Ne kadar zaman sonraydı, belki bir sene sonra... bir gün babam yayladaki eşkıyanın öldüğünü söyledi. Kendi çobanı vurmuş. Nasıl diye sordum. Böyle bir adamı bir çobanın vurmasını gözümde canlandıramadım ilk anda. Daha gösterişli bir ölüm yakışırdı ona, ne bileyim jandarmalarla girdiği bir çatışmada ölse iyiydi.

Babam şöyle anlattı: ‘Çobanını dövmüş. Sürekli dövüyormuş zaten. Çoban yürümüş, eşkıya arkasından küfrediyormuş. Çoban silahını çıkarmış ve hiç geriye dönmeden omzunun üstünden tetiğe basmış. Tek kurşunla eşkıyayı alnının tam ortasından vurmuş.’

Babam anlatırken keyifliydi.

Ben bu olayı hatırlarken, babamın anlattıklarıyla eşkıyanın evinin önünü harmanladım, mekân tam orasıydı. Eşkıya, çobanı tüfek dipçiğiyle döverken koyunlar uzakta durmuş onlara bakıyordu, kulağıma çıngırak sesleri geliyordu ve çobanın acıdan inlemesi. Çoban sendeleyerek birkaç adım atıyor, silahını çekiyor… hayır böyle düz değil, daha ayrıntılı: Silahını çıkarıyor, hazneye mermiyi alıyor, geri dönmeden sağ omzuna namluyu dayıyor (çünkü solak hayal ediyordum çobanı) ve küfreden sese ateşliyor. Tam alnının ortasından.

Kafamda olayı yaşıyordum. Gizemli bir şey. Olayın bu şekilde olması değil sadece, benim sürekli hatırlamam da gizemli. Hatta hatırlamamın etkisi mi bilmiyorum bir keresinde rüyamda tam alnımın ortasından vuruldum. Beynimde açılan bir çukura odaklanmış karanlığa gömüldüm, bir saniye kadar öldüm. Olmayacak bir şey ama ölümü deneyimledim. Bir saniye, belki daha az süre.

Babam ‘tam alnının ortasından’ derken neden seviniyordu? Bir intikam hazzı vardı sesinde. Kıssadan hisse adalet yerini buldu havasında anlatmıştı ama, zavallı çobanla zalim eşkıya arasındaki adaletten çok eşkıyanın yaylada babama takındığı kaba tavrın cezası gibi tecelli eden bir adaletti söz konusu olan.

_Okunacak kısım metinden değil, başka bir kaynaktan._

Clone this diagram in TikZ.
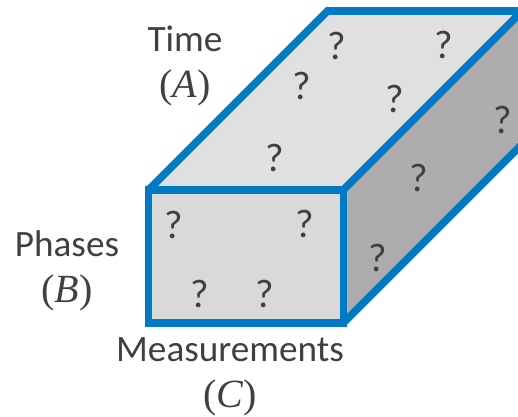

İşte geçen gün tavana bakarken babamın ‘tam alnının ortasından’ derken çıkan coşkulu ses tonu bir anda öyküden koptu; sesi tecride aldım ve kafam aydınlandı.

Bu öyküde asıl rol hiç sözü edilmeyen “ağadayı”daydı. “Ağadayı” denince aklınıza toprak ağası gelmesin. “Ağadayı” devletle köy arasında elçi görevi gören, nüfuzlu, kasabada ve başkentte tanıdıkları olan, yedirip içiren, zengin olmayan ama kredisi yüksek, ufak çaplı cürümlerine göz yumulan, geçmiş vukuatlarını sermaye yapmış birisiydi. Aşağı yukarı her köyde bulunur bir tane. Görevi köylerde işlenen suçu yeniden düzenlemek. Deyiş yerindeyse suçu herkesin hayrına evcilleştirmek. Babam bu hikayeyi bana anlatırken elbette duyduklarını anlattı. Ama bu olay bir kovboy filminin sahnesindeki gibi gerçekleşmedi muhtemelen. Çoban öyle ya da böyle eşkıyayı öldürdü. Ama olayı böyle kurgulamak çobanın cezasını hafifletti, eşkıyanın namını küçülttü…

Not: Eşkıya derken, aklımdan geçen Eric Hobsbawm’ın eşkıyası gibi nesnel bir tanım, biline.